As a child you likely heard your parents say, “mind your manners.” Perhaps you even learned the Golden Rule, “treat others how you want to be treated.”
As we grow older these simple lessons, which are fundamental aspects of civility, become an important part of a belief system that manifests into expectations and guides our interactions with other people.
When we are young, these tenets are at the forefront of our minds because we have an authority figure consistently reminding us of them. As we get older and are exposed to other cultures gaining life experience our belief systems can evolve. If you take a minute to reflect, I bet you can come up with one or two instances that made a significant impact on your world-view or shifted an opinion on a specific topic, maybe even the way you treat others.
As a Human Resources leader who specializes in developing effective talent, I’ve started to understand that outside of tangible rewards including great compensation plans and incentives, most employees simply want to feel like they have a purpose in their organization. People want to have a reason to stay engaged and be treated with respect in the workplace by their employers and fellow employees.
Seems like a few simple requests, right?
Research released last year by Aon Hewitt suggests that employee engagement is actually declining worldwide.

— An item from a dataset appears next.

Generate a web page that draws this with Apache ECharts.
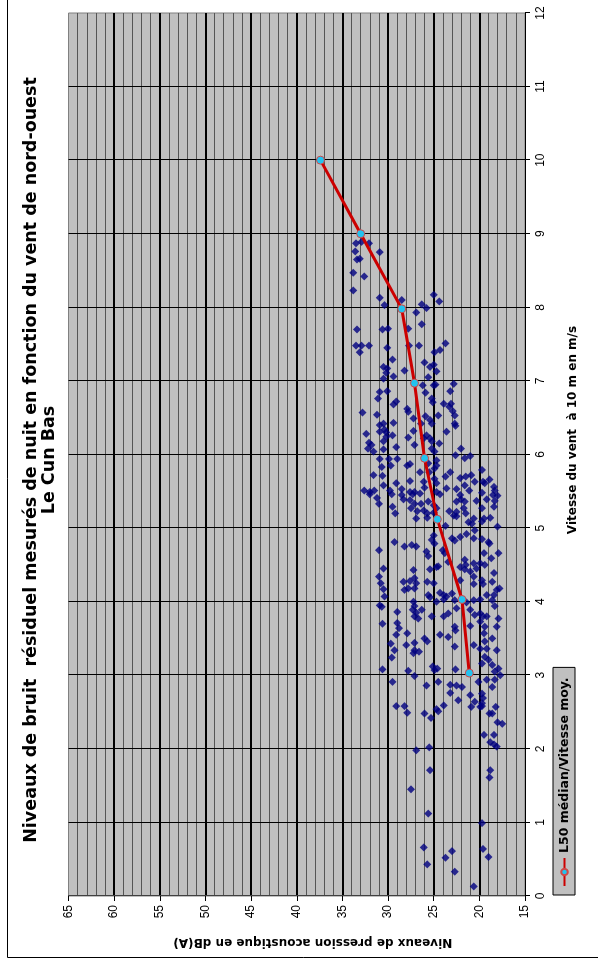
<!DOCTYPE html>
<html>
<head>
<meta charset="utf-8">
<script src="https://cdn.jsdelivr.net/npm/echarts@6/dist/echarts.min.js"></script>
<style>
  html, body { margin: 0; padding: 0; background: #fff; overflow: hidden; width: 598px; height: 969px; }
  /* the chart is laid out landscape and turned a quarter turn to fit the portrait page */
  #turn { position: absolute; left: 0; top: 0; width: 969px; height: 598px;
          transform-origin: 0 0; transform: translateY(969px) rotate(-90deg); }
  #chart { width: 969px; height: 598px; }
</style>
</head>
<body>
<div id="turn"><div id="chart"></div></div>
<script>
// Titles
const titleMain = 'Niveaux de bruit  résiduel mesurés de nuit en fonction du vent de nord-ouest';
const titleSite = 'Le Cun Bas';
const windAxisName = 'Vitesse du vent  à 10 m en m/s';
const levelAxisName = 'Niveaux de pression acoustique en dB(A)';
const l50Name = 'L50 médian/Vitesse moy.';

// Axis ranges (m/s and dB(A))
const windRange = [0, 12];
const levelRange = [15, 65];

// Individual 10-minute samples: wind speed at 10 m (m/s) and residual level (dB(A))
const sampleWind = [
  8.87, 8.89, 8.87, 8.76, 8.75, 8.65, 8.66, 8.47, 8.42, 8.23, 8.13, 8.03, 8.10, 8.17, 8.08, 8.04, 7.99, 7.93, 7.77, 7.71, 7.70, 7.70, 7.71,
  7.48, 7.48, 7.48, 7.39, 7.45, 7.48, 7.48, 7.51, 7.39, 7.42, 7.29, 7.25, 7.22, 7.19, 7.19, 7.17, 7.14, 7.11, 7.06, 7.03, 7.13, 7.05,
  6.94, 6.94, 6.95, 6.96, 6.85, 6.86, 6.84, 6.86, 6.76, 6.76, 6.72, 6.68, 6.71, 6.69, 6.69, 6.65, 6.62, 6.58, 6.57, 6.54, 6.49, 6.52,
  6.59, 6.53, 6.53, 6.47, 6.42, 6.40, 6.42, 6.43, 6.42, 6.42, 6.39, 6.34, 6.30, 6.28, 6.31, 6.32, 6.31, 6.26, 6.22, 6.22, 6.24, 6.26,
  6.23, 6.16, 6.13, 6.18, 6.10, 6.13, 6.18, 6.15, 6.08, 6.04, 6.07, 6.08, 6.04, 6.08, 5.99, 5.95, 5.98, 5.94, 5.94, 5.94, 5.87, 5.88,
  5.92, 5.85, 5.83, 5.85, 5.85, 5.81, 5.76, 5.76, 5.76, 5.79, 5.63, 5.66, 5.68, 5.70, 5.72, 5.70, 5.67, 5.72, 5.71, 5.61, 5.58, 5.64,
  5.63, 5.61, 5.58, 5.63, 5.61, 5.56, 5.51, 5.51, 5.49, 5.51, 5.51, 5.53, 5.49, 5.49, 5.55, 5.54, 5.53, 5.51, 5.48, 5.45, 5.44, 5.46,
  5.41, 5.46, 5.45, 5.46, 5.47, 5.49, 5.46, 5.45, 5.39, 5.36, 5.37, 5.39, 5.37, 5.33, 5.29, 5.39, 5.38, 5.33, 5.33, 5.36, 5.31, 5.36,
  5.27, 5.29, 5.20, 5.27, 5.23, 5.24, 5.20, 5.21, 5.27, 5.23, 5.17, 5.22, 5.27, 5.20, 5.13, 5.14, 5.16, 5.13, 5.13, 5.14, 5.08,
  5.03, 5.06, 5.09, 5.02, 4.97, 4.81, 4.75, 4.77, 4.75, 4.90, 4.84, 4.79, 4.86, 4.83, 4.88, 4.92, 4.86, 4.85, 4.81, 4.79,
  4.70, 4.68, 4.62, 4.70, 4.66, 4.54, 4.57, 4.50, 4.52, 4.52, 4.50, 4.59, 4.66, 4.66, 4.45, 4.43, 4.44, 4.47, 4.48, 4.47, 4.44, 4.41,
  4.45, 4.39, 4.34, 4.27, 4.28, 4.32, 4.25, 4.18, 4.18, 4.27, 4.25, 4.29, 4.34, 4.24, 4.29, 4.24, 4.27, 4.18, 4.16, 4.25, 4.17, 4.07,
  4.16, 4.09, 4.06, 4.12, 4.09, 4.07, 4.11, 4.02, 3.99, 4.02, 4.03, 4.09, 4.02, 4.09, 3.95, 3.93, 3.86, 4.00, 3.94, 3.89, 3.85, 3.89,
  3.80, 3.77, 3.80, 4.00, 4.03, 3.80, 3.84, 3.91, 3.89, 3.82, 3.84, 3.80, 3.80, 3.77, 3.94, 3.70, 3.71, 3.64, 3.57, 3.55, 3.55, 3.52,
  3.66, 3.61, 3.67, 3.73, 3.66, 3.66, 3.57, 3.50, 3.43, 3.34, 3.41, 3.44, 3.50, 3.46, 3.34, 3.30, 3.32, 3.39, 3.41, 3.36, 3.36, 3.34,
  3.46, 3.24, 3.08, 3.06, 2.99, 3.12, 3.07, 3.09, 3.08, 3.16, 3.25, 3.21, 3.14, 3.09, 3.00, 3.05, 2.91, 2.86, 2.91, 2.87, 2.86, 2.84,
  2.91, 2.94, 2.84, 2.94, 2.76, 2.66, 2.73, 2.75, 2.69, 2.64, 2.62,
  2.58, 2.58, 2.49, 2.48, 2.42, 2.54, 2.51, 2.59, 2.57, 2.57, 2.58, 2.48, 2.48, 2.57, 2.36, 2.34, 2.19, 2.19, 2.09, 2.06, 2.03,
  1.98, 2.02, 1.71, 1.71, 1.61, 1.45, 1.12, 0.99, 0.66, 0.43, 0.52, 0.61, 0.64, 0.53, 0.33, 0.13
];
const sampleLevel = [
  33.5, 32.9, 32.1, 33.6, 30.9, 33.4, 33.1, 33.8, 32.6, 33.8, 30.9, 30.4, 28.5, 25.0, 24.4, 26.3, 25.8, 26.9, 26.3, 27.8, 33.4, 30.6, 30.0,
  33.5, 32.9, 32.1, 33.1, 30.1, 27.7, 26.6, 23.7, 24.9, 24.3, 29.5, 26.0, 25.0, 25.4, 30.5, 30.1, 28.2, 30.2, 29.4, 30.5, 24.7, 25.6,
  26.2, 25.0, 24.8, 22.8, 30.9, 30.1, 25.9, 23.2, 31.1, 25.2, 29.1, 29.4, 25.1, 23.9, 23.1, 23.3, 27.9, 27.8, 32.8, 31.2, 27.2, 25.9,
  22.9, 22.7, 24.5, 25.4, 25.2, 30.9, 30.5, 29.4, 26.4, 22.7, 22.6, 30.4, 30.2, 32.4, 30.9, 27.2, 23.6, 25.8, 26.1, 25.4, 30.2, 29.5,
  27.8, 32.1, 31.8, 30.5, 29.1, 27.1, 25.2, 24.4, 32.2, 31.6, 30.5, 25.2, 24.9, 22.0, 22.6, 21.6, 21.0, 30.9, 29.9, 29.0, 27.6, 25.6,
  24.7, 24.7, 30.7, 29.7, 27.9, 24.9, 26.5, 25.5, 23.2, 19.7, 19.6, 18.9, 22.1, 21.5, 20.9, 23.7, 24.9, 31.6, 30.6, 29.1, 30.5, 27.6,
  26.1, 24.7, 21.6, 20.5, 19.4, 18.4, 18.3, 32.6, 32.0, 31.5, 29.8, 28.5, 27.6, 27.1, 26.0, 23.6, 22.5, 21.1, 19.7, 18.5, 18.0, 32.0,
  31.2, 29.6, 28.5, 27.3, 26.5, 24.7, 24.3, 22.1, 22.0, 21.6, 20.3, 19.2, 18.3, 31.0, 29.5, 28.3, 27.6, 27.1, 26.4, 25.6, 25.0, 22.5,
  19.7, 18.4, 29.2, 27.5, 26.8, 26.1, 25.7, 25.0, 24.7, 23.3, 22.8, 22.5, 21.7, 21.5, 26.9, 25.7, 22.5, 20.6, 19.5, 18.8, 21.2,
  23.7, 20.8, 19.7, 18.0, 20.5, 29.3, 28.2, 27.4, 26.9, 25.0, 25.2, 24.9, 23.0, 22.7, 22.1, 21.4, 20.6, 19.7, 19.0, 18.9,
  31.0, 25.8, 25.6, 24.0, 23.8, 23.4, 21.6, 21.5, 20.6, 19.9, 19.4, 18.7, 17.9, 19.5, 30.5, 27.2, 25.4, 24.7, 24.5, 22.1, 21.6, 21.0,
  20.3, 18.4, 31.0, 28.3, 27.6, 27.1, 26.9, 27.8, 27.1, 25.7, 25.0, 22.1, 20.6, 20.6, 19.7, 19.6, 18.6, 17.8, 18.1, 30.8, 30.5, 30.4,
  28.2, 25.6, 25.4, 24.3, 23.9, 23.6, 23.0, 22.7, 21.4, 20.6, 19.9, 19.2, 18.6, 18.4, 30.9, 30.7, 29.0, 27.2, 27.1, 27.3, 26.9, 26.3,
  27.1, 26.7, 25.2, 24.7, 23.9, 23.9, 23.4, 22.5, 21.0, 20.5, 19.9, 19.6, 19.2, 17.9, 18.3, 30.6, 29.0, 28.8, 27.9, 29.1, 24.3, 23.4,
  22.7, 22.6, 21.0, 19.9, 19.4, 18.1, 19.5, 18.6, 29.7, 29.3, 28.0, 27.1, 26.0, 25.7, 27.1, 27.2, 26.6, 22.7, 20.6, 19.9, 19.2, 18.1,
  19.4, 29.6, 30.6, 27.8, 27.1, 25.1, 24.9, 24.6, 22.6, 19.7, 19.4, 19.0, 18.6, 17.9, 17.7, 18.3, 29.5, 25.8, 24.5, 23.2, 22.5, 21.9,
  20.1, 19.2, 18.6, 18.3, 23.2, 22.3, 21.0, 19.7, 19.6, 20.5, 19.7,
  29.1, 28.2, 27.9, 26.0, 25.3, 24.7, 24.5, 23.9, 20.9, 19.9, 19.7, 18.9, 18.6, 18.2, 18.0, 17.5, 19.5, 18.4, 18.8, 18.4, 18.1,
  26.9, 25.5, 25.4, 18.8, 18.9, 27.5, 25.6, 19.7, 26.1, 25.7, 23.7, 23.0, 19.6, 19.0, 22.7, 20.6
];

// Median level (L50) per mean wind-speed class
const l50Wind = [3.03, 4.03, 5.12, 5.95, 6.97, 7.98, 9.0, 10.0];
const l50Level = [21.1, 21.9, 24.6, 26.0, 27.1, 28.5, 33.0, 37.4];

const headFont = '"DejaVu Sans", sans-serif';
const tickFont = '"Liberation Sans", Arial, sans-serif';

const samples = sampleWind.map((w, i) => [w, sampleLevel[i]]);
const l50 = l50Wind.map((w, i) => [w, l50Level[i]]);

const chart = echarts.init(document.getElementById('chart'), null, { renderer: 'canvas' });
chart.setOption({
  animation: false,
  backgroundColor: '#ffffff',
  textStyle: { fontFamily: tickFont },
  grid: {
    left: 73, right: 13, top: 68.5, bottom: 73,
    show: true, backgroundColor: '#c0c0c0', borderColor: '#808080', borderWidth: 1
  },
  graphic: [
    { type: 'rect', silent: true, shape: { x: 11.5, y: 7.5, width: 1000, height: 700 },
      style: { fill: 'none', stroke: '#000', lineWidth: 1 } },
    { type: 'text', silent: true, x: 509, y: 31,
      style: { text: titleMain, font: 'bold 17.5px ' + headFont, fill: '#000', align: 'center', verticalAlign: 'middle' } },
    { type: 'text', silent: true, x: 509, y: 49,
      style: { text: titleSite, font: 'bold 17.5px ' + headFont, fill: '#000', align: 'center', verticalAlign: 'middle' } }
  ],
  legend: {
    data: [l50Name], left: 74, top: 553, selectedMode: false,
    backgroundColor: '#c0c0c0', borderColor: '#000', borderWidth: 1, borderRadius: 0,
    padding: [5, 10, 4, 8], itemWidth: 28, itemHeight: 8, itemGap: 0,
    textStyle: { fontFamily: headFont, fontWeight: 'bold', fontSize: 12.5, color: '#000' }
  },
  xAxis: {
    type: 'value', min: windRange[0], max: windRange[1], interval: 1, position: 'bottom',
    axisLine: { show: true, onZero: false, lineStyle: { color: '#000', width: 1 } },
    axisTick: { show: true, length: 5, lineStyle: { color: '#000' } },
    axisLabel: { color: '#000', fontSize: 12, fontFamily: tickFont, margin: 10 },
    splitLine: { show: true, showMinLine: false, showMaxLine: false, lineStyle: { color: '#000', width: 1 } },
    name: windAxisName, nameLocation: 'middle', nameGap: 42,
    nameTextStyle: { color: '#000', fontFamily: headFont, fontWeight: 'bold', fontSize: 12, padding: [0, 0, 0, 49] }
  },
  yAxis: {
    type: 'value', min: levelRange[0], max: levelRange[1], interval: 5,
    axisLine: { show: true, lineStyle: { color: '#404040', width: 1 } },
    axisTick: { show: true, length: 5, lineStyle: { color: '#000' } },
    axisLabel: { color: '#000', fontSize: 12, fontFamily: tickFont, margin: 9 },
    splitLine: { show: true, showMinLine: false, showMaxLine: false, lineStyle: { color: '#000', width: 2 } },
    minorTick: { show: false, splitNumber: 5 },
    minorSplitLine: { show: true, lineStyle: { color: '#555555', width: 1 } },
    name: levelAxisName, nameLocation: 'middle', nameGap: 40,
    nameTextStyle: { color: '#000', fontFamily: headFont, fontWeight: 'bold', fontSize: 12, padding: [0, 32, 0, 0] }
  },
  series: [
    {
      type: 'scatter', name: 'mesures', data: samples, symbol: 'diamond', symbolSize: 8,
      itemStyle: { color: '#000080' }, z: 3
    },
    {
      type: 'line', name: l50Name, data: l50, symbol: 'circle', symbolSize: 8, showSymbol: true,
      lineStyle: { color: '#cc0000', width: 3 },
      itemStyle: { color: '#22c3f0', borderColor: '#d04848', borderWidth: 1 }, z: 4
    }
  ]
});
</script>
</body>
</html>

HR Dive featured the study’s findings from surveying 5 million workers in 1,000 organizations:
- 24% said they were highly engaged and 39% were moderately engaged
- Ken Oehler, Aon Hewitt’s global culture & engagement practice leader, said the rise in global populism is creating anxiety in organizations that’s affecting employee engagement. “Along with rapid advances in technology that are increasingly threatening job security, fewer employees are engaged and we expect this trend to continue,” says Oehler.
While the innovation of email and app-driven smartphones have increased the speed of communication, these luxuries can be argued as a source of the decline in the quality of our relationships. I would even go so far to share that communication in the workplace has become uncivil and transactional rather than purpose-driven. Ask yourself, when was the last time you picked up the phone or walked over to a colleague’s desk to have a conversation with them versus quickly shooting off an email or text message?
Civility would require us to respect the boundaries that person has set, but also take into consideration the added value of hearing the tone of your voice, or thoughtfulness to invite the person to have a face-to-face conversation. The sheer power of body language could be that 1% difference between clear communication and rapport or adding another brick to the digital wall built between coworkers.
And while we know it is not realistic or appropriate to do this all the time and with everyone, I truly believe bringing back civility in the workplace starts with embracing the concept of being more present. If we all tried a little bit harder in this area of life, we could contribute to a collective shift in mindset at work and create more intentional moments throughout our workday therefore being stewards of an engaging culture rooted in human civility.
The good news is we are all part of the solution. When we can remember what we were taught as children, and apply it to our modern-day way of living in the workplace there’s something to be said about proactive change. We may see kinder conversations around difficult situations, create space for more compassion between people with different points of view and develop environments that thrive on mutual respect.
As we prepare for a new week, think about the Golden Rule and make it a point to engage with your coworkers from out from behind the screen.